● **What needs to be done**: Transcribe the listing below from its opening line up to and including the line that contains "annotation_clip=False)"; reproduce nothing else.

● **Raw data**:
-- start --

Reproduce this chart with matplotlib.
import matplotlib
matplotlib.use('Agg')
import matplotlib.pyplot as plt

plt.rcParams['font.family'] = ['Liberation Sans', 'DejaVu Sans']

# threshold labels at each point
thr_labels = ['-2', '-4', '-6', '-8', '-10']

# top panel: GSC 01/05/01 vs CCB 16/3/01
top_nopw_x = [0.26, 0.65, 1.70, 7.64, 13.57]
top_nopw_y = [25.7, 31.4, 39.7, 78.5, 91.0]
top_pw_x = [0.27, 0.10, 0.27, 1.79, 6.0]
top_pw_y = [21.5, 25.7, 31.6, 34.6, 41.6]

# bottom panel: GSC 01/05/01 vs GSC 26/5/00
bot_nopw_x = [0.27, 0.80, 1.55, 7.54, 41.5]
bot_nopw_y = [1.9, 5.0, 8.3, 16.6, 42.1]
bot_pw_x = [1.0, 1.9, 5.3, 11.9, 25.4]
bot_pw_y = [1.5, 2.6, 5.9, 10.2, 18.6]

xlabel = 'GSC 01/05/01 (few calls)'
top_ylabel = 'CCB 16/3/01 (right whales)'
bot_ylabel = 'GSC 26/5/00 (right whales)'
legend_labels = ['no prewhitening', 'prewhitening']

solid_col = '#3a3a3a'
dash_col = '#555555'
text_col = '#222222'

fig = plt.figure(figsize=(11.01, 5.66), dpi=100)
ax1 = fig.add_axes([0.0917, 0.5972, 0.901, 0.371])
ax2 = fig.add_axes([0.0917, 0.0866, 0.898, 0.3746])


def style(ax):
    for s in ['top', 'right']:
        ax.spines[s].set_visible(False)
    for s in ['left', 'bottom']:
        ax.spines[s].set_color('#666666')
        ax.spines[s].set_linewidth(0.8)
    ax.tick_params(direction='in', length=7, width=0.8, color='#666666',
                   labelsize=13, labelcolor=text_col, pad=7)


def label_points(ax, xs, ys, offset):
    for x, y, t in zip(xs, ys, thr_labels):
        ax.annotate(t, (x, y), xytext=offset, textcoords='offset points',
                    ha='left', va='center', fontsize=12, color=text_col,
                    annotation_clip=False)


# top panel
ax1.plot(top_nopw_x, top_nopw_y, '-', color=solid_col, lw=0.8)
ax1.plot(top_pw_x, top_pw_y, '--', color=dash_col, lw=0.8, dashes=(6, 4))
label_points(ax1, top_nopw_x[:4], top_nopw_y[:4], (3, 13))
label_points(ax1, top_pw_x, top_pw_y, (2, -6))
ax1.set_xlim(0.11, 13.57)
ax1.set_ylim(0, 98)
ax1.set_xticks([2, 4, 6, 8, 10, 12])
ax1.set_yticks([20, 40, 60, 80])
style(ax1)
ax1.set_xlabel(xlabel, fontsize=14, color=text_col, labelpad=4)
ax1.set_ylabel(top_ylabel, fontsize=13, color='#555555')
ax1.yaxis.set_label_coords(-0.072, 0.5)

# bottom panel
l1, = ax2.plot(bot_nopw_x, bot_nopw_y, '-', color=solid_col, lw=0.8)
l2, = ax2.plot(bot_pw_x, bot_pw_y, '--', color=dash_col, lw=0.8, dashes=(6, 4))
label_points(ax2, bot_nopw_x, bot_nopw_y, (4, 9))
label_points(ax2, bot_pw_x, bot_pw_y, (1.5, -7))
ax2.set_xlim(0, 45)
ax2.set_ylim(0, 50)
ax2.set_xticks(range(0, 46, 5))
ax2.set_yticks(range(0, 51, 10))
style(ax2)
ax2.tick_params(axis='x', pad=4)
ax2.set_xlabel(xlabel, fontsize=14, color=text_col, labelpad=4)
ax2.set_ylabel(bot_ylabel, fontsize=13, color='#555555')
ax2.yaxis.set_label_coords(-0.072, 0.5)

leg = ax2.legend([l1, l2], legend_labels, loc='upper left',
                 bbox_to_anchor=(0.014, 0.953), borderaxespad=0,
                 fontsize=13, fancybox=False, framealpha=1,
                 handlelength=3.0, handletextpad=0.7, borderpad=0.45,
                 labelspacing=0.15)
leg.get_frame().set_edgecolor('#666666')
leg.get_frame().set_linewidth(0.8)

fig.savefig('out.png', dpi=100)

-- end --

● **Correct answer**:
Reproduce this chart with matplotlib.
import matplotlib
matplotlib.use('Agg')
import matplotlib.pyplot as plt

plt.rcParams['font.family'] = ['Liberation Sans', 'DejaVu Sans']

# threshold labels at each point
thr_labels = ['-2', '-4', '-6', '-8', '-10']

# top panel: GSC 01/05/01 vs CCB 16/3/01
top_nopw_x = [0.26, 0.65, 1.70, 7.64, 13.57]
top_nopw_y = [25.7, 31.4, 39.7, 78.5, 91.0]
top_pw_x = [0.27, 0.10, 0.27, 1.79, 6.0]
top_pw_y = [21.5, 25.7, 31.6, 34.6, 41.6]

# bottom panel: GSC 01/05/01 vs GSC 26/5/00
bot_nopw_x = [0.27, 0.80, 1.55, 7.54, 41.5]
bot_nopw_y = [1.9, 5.0, 8.3, 16.6, 42.1]
bot_pw_x = [1.0, 1.9, 5.3, 11.9, 25.4]
bot_pw_y = [1.5, 2.6, 5.9, 10.2, 18.6]

xlabel = 'GSC 01/05/01 (few calls)'
top_ylabel = 'CCB 16/3/01 (right whales)'
bot_ylabel = 'GSC 26/5/00 (right whales)'
legend_labels = ['no prewhitening', 'prewhitening']

solid_col = '#3a3a3a'
dash_col = '#555555'
text_col = '#222222'

fig = plt.figure(figsize=(11.01, 5.66), dpi=100)
ax1 = fig.add_axes([0.0917, 0.5972, 0.901, 0.371])
ax2 = fig.add_axes([0.0917, 0.0866, 0.898, 0.3746])


def style(ax):
    for s in ['top', 'right']:
        ax.spines[s].set_visible(False)
    for s in ['left', 'bottom']:
        ax.spines[s].set_color('#666666')
        ax.spines[s].set_linewidth(0.8)
    ax.tick_params(direction='in', length=7, width=0.8, color='#666666',
                   labelsize=13, labelcolor=text_col, pad=7)


def label_points(ax, xs, ys, offset):
    for x, y, t in zip(xs, ys, thr_labels):
        ax.annotate(t, (x, y), xytext=offset, textcoords='offset points',
                    ha='left', va='center', fontsize=12, color=text_col,
                    annotation_clip=False)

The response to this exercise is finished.